4c. Entity Normalization (Hierarchical Mapping):
**Manuscript Reference**: Primary normalization workflow – HGNC → MyGene → Wikipedia fallback.

In [None]:
def normalize_entities(entity_df: pd.DataFrame) -> pd.DataFrame:
    """
    Hierarchical entity normalization:
    1) HGNC primary mapping
    2) Character-level normalization
    3) MyGene enrichment
    4) Wikipedia-assisted disambiguation (flagged)
    """
    normalized = []

    for _, row in entity_df.iterrows():
        raw_mention = row["mention"]
        mention = normalize_characters(raw_mention)

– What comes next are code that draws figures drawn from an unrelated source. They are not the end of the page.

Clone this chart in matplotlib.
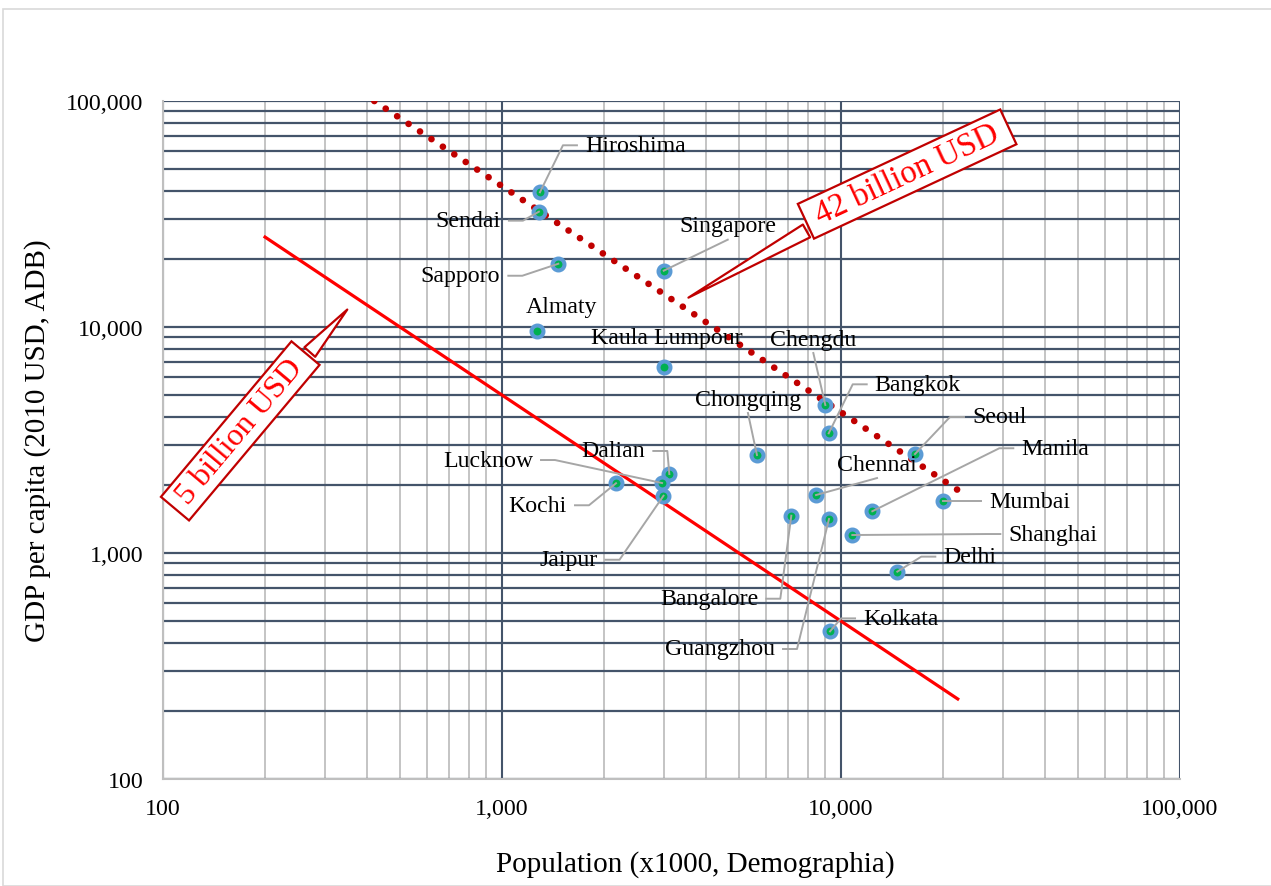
import matplotlib
matplotlib.use('Agg')
import matplotlib.pyplot as plt
from matplotlib.ticker import FuncFormatter, NullFormatter, LogLocator
from matplotlib.transforms import IdentityTransform
from matplotlib.lines import Line2D
from matplotlib.patches import Rectangle

plt.rcParams['font.family'] = ['Liberation Serif', 'DejaVu Serif']

# city data: population (x1000) and GDP per capita (2010 USD)
cities = ['Hiroshima', 'Sendai', 'Sapporo', 'Almaty', 'Singapore', 'Kaula Lumpour',
          'Chengdu', 'Bangkok', 'Chongqing', 'Seoul', 'Manila', 'Mumbai',
          'Shanghai', 'Delhi', 'Kolkata', 'Chennai', 'Dalian', 'Lucknow',
          'Kochi', 'Jaipur', 'Bangalore', 'Guangzhou']
population = [1294, 1285, 1466, 1266, 3000, 3005,
              8990, 9200, 5650, 16530, 12370, 20040,
              10800, 14660, 9283, 8440, 3116, 2965,
              2169, 2995, 7135, 9218]
gdp = [39450, 32380, 19050, 9630, 17750, 6630,
       4517, 3385, 2714, 2742, 1530, 1694,
       1201, 827, 450, 1805, 2237, 2040,
       2035, 1792, 1462, 1414]

# iso-GDP lines (end points)
line5_x = [200, 22100]
line5_y = [25000, 226]
line42_x = [420, 22100]
line42_y = [100000, 1900]

# label placement: kind, dx, dy (pixels from the point, y up)
# R = text right of leader, L = text left of leader, A = above with leader, N = no leader
label_pos = {
    'Hiroshima': ('R', 45, 47), 'Sendai': ('L', -38, -9), 'Sapporo': ('L', -58, -12),
    'Almaty': ('N', 25, 24), 'Singapore': ('A', 64, 45), 'Kaula Lumpour': ('N', 3, 30),
    'Chengdu': ('A', -12, 66), 'Bangkok': ('R', 46, 49), 'Chongqing': ('A', -9, 56),
    'Seoul': ('R', 57, 37), 'Manila': ('R', 149, 63), 'Mumbai': ('R', 46, 0),
    'Shanghai': ('R', 156, 1), 'Delhi': ('R', 46, 15), 'Kolkata': ('R', 33, 13),
    'Chennai': ('A', 61, 31), 'Dalian': ('L', -24, 23), 'Lucknow': ('L', -129, 23),
    'Kochi': ('L', -49, -22), 'Jaipur': ('L', -66, -64), 'Bangalore': ('L', -33, -83),
    'Guangzhou': ('L', -54, -130),
}

W, H = 1271, 887
fig = plt.figure(figsize=(W / 100, H / 100), dpi=100)
fig.add_artist(Rectangle((3 / W, 0), 1.2, 1 - 10 / H, transform=fig.transFigure,
                         fill=False, ec='#d9d9d9', lw=1.2))
ax = fig.add_axes([163 / W, 1 - 780 / H, 1017 / W, 678 / H])

dark = '#44546a'
light = '#bfbfbf'

ax.set_xscale('log')
ax.set_yscale('log')
ax.set_xlim(100, 100000)
ax.set_ylim(100, 100000)
ax.set_axisbelow(True)
ax.xaxis.set_major_locator(LogLocator(base=10))
ax.xaxis.set_minor_locator(LogLocator(base=10, subs=range(2, 10)))
ax.yaxis.set_major_locator(LogLocator(base=10))
ax.yaxis.set_minor_locator(LogLocator(base=10, subs=range(2, 10)))
fmt = FuncFormatter(lambda v, p: f'{v:,.0f}')
ax.xaxis.set_major_formatter(fmt)
ax.yaxis.set_major_formatter(fmt)
ax.xaxis.set_minor_formatter(NullFormatter())
ax.yaxis.set_minor_formatter(NullFormatter())
ax.tick_params(which='both', length=0, labelsize=17.2)
ax.tick_params(axis='x', pad=14)
ax.tick_params(axis='y', pad=14)

ax.xaxis.grid(True, which='minor', color=light, lw=1.3)
ax.xaxis.grid(True, which='major', color=dark, lw=1.5)
ax.yaxis.grid(True, which='both', color=dark, lw=1.6)
for s in ['top', 'right']:
    ax.spines[s].set_visible(False)
for s in ['left', 'bottom']:
    ax.spines[s].set_color(light)
    ax.spines[s].set_linewidth(1.5)

ax.plot(line5_x, line5_y, color='#ff0000', lw=2.3, zorder=3)
ax.plot(line42_x, line42_y, color='#c00000', lw=4.8, linestyle=(0, (0.01, 2.05)),
        dash_capstyle='round', zorder=3)

ax.plot(population, gdp, linestyle='none', marker='o', markersize=8.6,
        markerfacecolor='#00b050', markeredgecolor='#5b9bd5', markeredgewidth=2.9,
        zorder=4)

lead = '#a6a6a6'
gap, h = 8, 14
for name, x, y in zip(cities, population, gdp):
    kind, dx, dy = label_pos[name]
    px, py = ax.transData.transform((x, y))
    ha = {'R': 'left', 'L': 'right', 'A': 'center', 'N': 'center'}[kind]
    ax.annotate(name, (x, y), xytext=(dx, dy), textcoords='offset pixels',
                ha=ha, va='center', fontsize=17.2, color='black', zorder=6)
    if kind == 'R':
        xs = [px, px + dx - gap - h, px + dx - gap]
        ys = [py, py + dy, py + dy]
    elif kind == 'L':
        xs = [px, px + dx + gap + h, px + dx + gap]
        ys = [py, py + dy, py + dy]
    elif kind == 'A':
        xs = [px, px + dx]
        ys = [py, py + dy - 14]
    else:
        continue
    fig.add_artist(Line2D(xs, ys, transform=IdentityTransform(), color=lead,
                          lw=1.4, zorder=5))

# callouts
box = dict(boxstyle='square,pad=0.12', fc='white', ec='#c00000', lw=1.6)
ax.annotate(' 5 billion USD ', xy=(354, 12200), xytext=(169, 3470), textcoords='data',
            rotation=50, rotation_mode='anchor', ha='center', va='center',
            fontsize=23, color='#ff0000', bbox=box, zorder=7,
            arrowprops=dict(arrowstyle='wedge,tail_width=0.45,shrink_factor=0.5',
                            fc='white', ec='#c00000', lw=1.6))
ax.annotate(' 42 billion USD ', xy=(3490, 13300), xytext=(15670, 47500), textcoords='data',
            rotation=25, rotation_mode='anchor', ha='center', va='center',
            fontsize=23.5, color='#ff0000', bbox=box, zorder=7,
            arrowprops=dict(arrowstyle='wedge,tail_width=0.45,shrink_factor=0.5',
                            fc='white', ec='#c00000', lw=1.6))

fig.text(695 / W, 1 - 865 / H, 'Population (x1000, Demographia)', ha='center',
         va='center', fontsize=21)
fig.text(38 / W, 1 - 441 / H, 'GDP per capita (2010 USD, ADB)', ha='center',
         va='center', rotation=90, fontsize=21)

fig.savefig('out.png', dpi=100)
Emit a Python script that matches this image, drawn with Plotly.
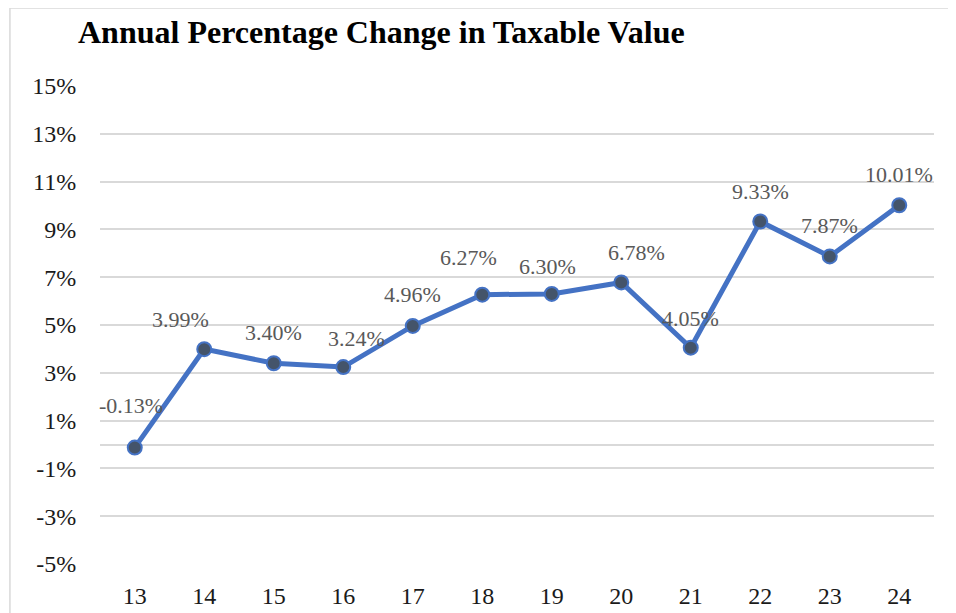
import plotly.graph_objects as go

years = ["13", "14", "15", "16", "17", "18", "19", "20", "21", "22", "23", "24"]
pct_change = [-0.13, 3.99, 3.40, 3.24, 4.96, 6.27, 6.30, 6.78, 4.05, 9.33, 7.87, 10.01]
y_ticks = [-5, -3, -1, 1, 3, 5, 7, 9, 11, 13, 15]

# label nudges (pixels), like the hand-placed labels in the original
label_dx = [-4, -24, 0, 13, 0, -14, -4, 15, 0, 0, 0, 0]
label_dy = [42, 30, 31, 29, 31, 37, 27, 30, 29, 30, 31, 31]

serif = "Liberation Serif"
blue = "#4472C4"

fig = go.Figure()
fig.add_trace(go.Scatter(
    x=years, y=pct_change, mode="lines+markers",
    line=dict(color=blue, width=5),
    marker=dict(size=14, color="#44546A", line=dict(color=blue, width=2)),
    hoverinfo="skip", showlegend=False,
))

# category axis: place labels by index so "13" isn't read as a number
for i, (v, dx, dy) in enumerate(zip(pct_change, label_dx, label_dy)):
    fig.add_annotation(
        x=i, y=v, text=f"{v:.2f}%", showarrow=False,
        xshift=dx, yshift=dy, yanchor="middle",
        font=dict(family=serif, size=22, color="#595959"),
    )

# light outer frame of the chart
fig.add_shape(type="rect", xref="paper", yref="paper",
              x0=-0.108, x1=1.2, y0=-0.3, y1=1.163,
              line=dict(color="#d9d9d9", width=1.5), layer="below")

fig.update_layout(
    width=956, height=613,
    margin=dict(l=92, r=30, t=78, b=57),
    paper_bgcolor="white", plot_bgcolor="white",
    title=dict(text="<b>Annual Percentage Change in Taxable Value</b>",
               x=70 / 956, xanchor="left", xref="container",
               y=1 - 24 / 613, yanchor="middle", yref="container",
               font=dict(family=serif, size=32, color="black")),
    xaxis=dict(type="category", range=[-0.5, 11.5], showgrid=False,
               showline=False, zeroline=False, automargin=False,
               ticks="outside", ticklen=10, tickcolor="rgba(0,0,0,0)",
               tickfont=dict(family=serif, size=24, color="#1a1a1a")),
    yaxis=dict(range=[-5, 15], tickvals=y_ticks, automargin=False,
               ticktext=[f"{t}%" for t in y_ticks],
               showgrid=True, gridcolor="#d9d9d9", gridwidth=1.5,
               zeroline=True, zerolinecolor="#d9d9d9", zerolinewidth=1.5,
               showline=False,
               ticks="outside", ticklen=18, tickcolor="rgba(0,0,0,0)",
               tickfont=dict(family=serif, size=24, color="#1a1a1a")),
)

fig.write_html("out.html")
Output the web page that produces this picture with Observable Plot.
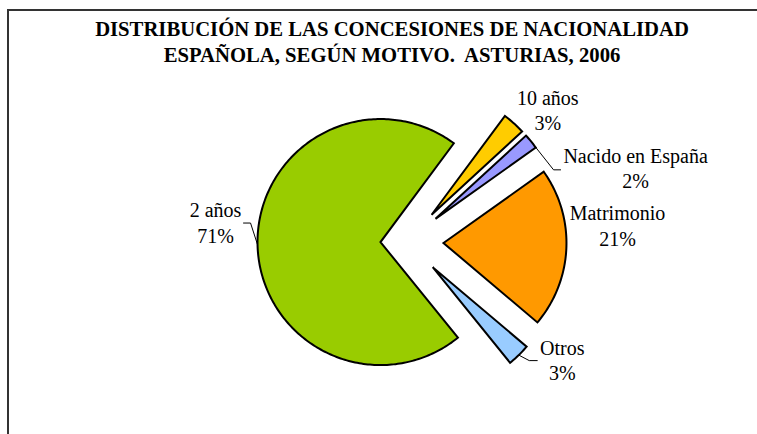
<!DOCTYPE html>
<html><head><meta charset="utf-8">
<script src="https://cdn.jsdelivr.net/npm/d3@7"></script>
<script src="https://cdn.jsdelivr.net/npm/@observablehq/plot@0.6"></script>
<style>
html,body{margin:0;padding:0;background:#fff;overflow:hidden;width:757px;height:434px}
#frame{position:absolute;left:7px;top:9px;width:800px;height:600px;border-left:2px solid #333;border-top:2px solid #333;box-sizing:border-box}
#chart{position:absolute;left:0;top:0;width:757px}
#title{width:784px;height:70px;box-sizing:border-box;padding-top:16px;text-align:center;font:bold 20.7px/26px "Liberation Serif","Times New Roman",serif;white-space:pre;color:#000}
</style></head><body>
<div id="frame"></div>
<div id="chart"><div id="title"></div></div>
<script>
// ---- data ----
const titleLines = ["DISTRIBUCIÓN DE LAS CONCESIONES DE NACIONALIDAD", "ESPAÑOLA, SEGÚN MOTIVO.  ASTURIAS, 2006"];
const categories = ["2 años", "10 años", "Nacido en España", "Matrimonio", "Otros"];
const percents = [71, 3, 2, 21, 3];
const colors = ["#99CC00", "#FFCC00", "#9999FF", "#FF9900", "#99CCFF"];

// ---- layout ----
const W = 757, H = 364, R = 123, CX = 407, CY = 171;
const START = 141; // degrees clockwise from 12 o'clock
const explodePx = c => (c === "2 años" ? 27 : 36);
const labelLayout = {
  "2 años": [-42, -27.6],
  "10 años": [33.9, -18.7],
  "Nacido en España": [104.5, 21.4],
  "Matrimonio": [51.1, -28],
  "Otros": [43.5, -0.5]
};
const leaderLayout = {
  "2 años": [[-7, -21.6], [-14, -21.6]],
  "Nacido en España": [[22.5, 28.4], [29.5, 28.4]],
  "Otros": [[10.5, 5.5], [18.5, 5.5]]
};
const FONT = '"Liberation Serif","Times New Roman",serif';

document.getElementById("title").textContent = titleLines.join("\n");

const rad = a => a * Math.PI / 180;
const total = d3.sum(percents);
let cum = 0;
const slices = categories.map((c, i) => {
  const a0 = START + cum / total * 360;
  cum += percents[i];
  const a1 = START + cum / total * 360;
  const mid = (a0 + a1) / 2;
  const d = explodePx(c) / R;
  const ox = d * Math.sin(rad(mid)), oy = d * Math.cos(rad(mid));
  return {c, p: percents[i], a0, a1, mid, ox, oy,
    mx: ox + Math.sin(rad(mid)), my: oy + Math.cos(rad(mid))};
});

const pts = [];
slices.forEach(s => {
  pts.push({c: s.c, x: s.ox, y: s.oy});
  const n = Math.max(2, Math.ceil(s.a1 - s.a0));
  for (let k = 0; k <= n; k++) {
    const a = rad(s.a0 + (s.a1 - s.a0) * k / n);
    pts.push({c: s.c, x: s.ox + Math.sin(a), y: s.oy + Math.cos(a)});
  }
});

const leaders = [];
slices.forEach(s => {
  const L = leaderLayout[s.c];
  if (!L) return;
  leaders.push({c: s.c, x: s.mx, y: s.my});
  L.forEach(([dx, dy]) => leaders.push({c: s.c, x: s.mx + dx / R, y: s.my - dy / R}));
});

const labels = slices.map(s => {
  const [dx, dy] = labelLayout[s.c];
  return {c: s.c, pct: s.p + "%", x: s.mx + dx / R, y: s.my - dy / R};
});

const chart = Plot.plot({
  width: W, height: H,
  marginTop: 0, marginRight: 0, marginBottom: 0, marginLeft: 0,
  x: {domain: [-CX / R, (W - CX) / R], range: [0, W], axis: null},
  y: {domain: [-(H - CY) / R, CY / R], range: [H, 0], axis: null},
  color: {domain: categories, range: colors},
  style: {background: "transparent", overflow: "visible"},
  marks: [
    Plot.line(leaders, {x: "x", y: "y", z: "c", stroke: "black", strokeWidth: 1, strokeLinejoin: "miter"}),
    Plot.line(pts, {x: "x", y: "y", z: "c", fill: "c", stroke: "black", strokeWidth: 2,
      curve: "linear-closed", strokeLinejoin: "miter", strokeMiterlimit: 4}),
    Plot.text(labels, {x: "x", y: "y", text: "c", fontSize: 20, fontFamily: FONT,
      textAnchor: "middle", lineAnchor: "bottom", fill: "black"}),
    Plot.text(labels, {x: "x", y: "y", text: "pct", dy: 25.5, fontSize: 20, fontFamily: FONT,
      textAnchor: "middle", lineAnchor: "bottom", fill: "black"})
  ]
});
document.getElementById("chart").appendChild(chart);
</script>
</body></html>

        # --- Primary: HGNC
        hgnc = normalize_hgnc(mention)
        if hgnc:
            normalized.append({
                **row,
                "HGNC": hgnc.get("symbol"),
                "source": "HGNC"
            })
            continue

        # --- Secondary: MyGene
        mg = normalize_mygene(mention)
        if mg:
            normalized.append({
                **row,
                "HGNC": mg.get("symbol"),
                "source": "MyGene"
            })
            continue

        # --- Auxiliary: Wikipedia (flagged, non-quantitative)
        wiki = wikipedia_lookup(mention)
        if wiki:
            normalized.append({
                **row,
                "HGNC": None,
                "source": "Wikipedia",
                "wiki_title": wiki.get("wiki_title"),
                "flag_manual_review": True
            })

        time.sleep(0.2)  # API rate limiting

    return pd.DataFrame(normalized)


5. End-to-End Execution:
**Manuscript Reference**: Section "Method" – Integrated pipeline from classification to normalization.

This function runs the complete GeneMiner pipeline: relevance filtering, NER, and normalization.

In [None]:
def run_geneminer(
    abstracts_df: pd.DataFrame,
    relevance_model_dir: str
):
    """
    abstracts_df columns:
    - PMID
    - text
    """

    # ---- Load relevance classifier
    tokenizer = AutoTokenizer.from_pretrained(relevance_model_dir)
    model = AutoModelForSequenceClassification.from_pretrained(
        relevance_model_dir
    ).to(DEVICE)

    inputs = tokenizer(
        abstracts_df["text"].tolist(),
        truncation=True,
        padding=True,
        max_length=512,
        return_tensors="pt"
    ).to(DEVICE)

    with torch.no_grad():
        logits = model(**inputs).logits
        preds = torch.argmax(logits, dim=1).cpu().numpy()

    abstracts_df["relevant"] = preds
    relevant_df = abstracts_df[abstracts_df["relevant"] == 1]

    # ---- NER
    ner = load_ner_pipeline()
    texts = list(zip(relevant_df["PMID"], relevant_df["text"]))
    entities = extract_entities(texts, ner)

    entity_df = pd.DataFrame(entities)

    # ---- Normalization
    normalized_df = normalize_entities(entity_df)

    return normalized_df


6. Output Saving:
7. **Manuscript Reference**: Section "Reproducibility and FAIR Compliance" – Saving results for downstream analysis.

This module saves normalized gene lists and frequency tables in CSV format.

In [None]:
def save_outputs(df: pd.DataFrame, outdir="results"):
    os.makedirs(outdir, exist_ok=True)
    df.to_csv(f"{outdir}/GeneMiner_Normalized_Genes.csv", index=False)
    df.groupby("HGNC").size().sort_values(ascending=False).to_csv(
        f"{outdir}/Gene_Frequency.csv"
    )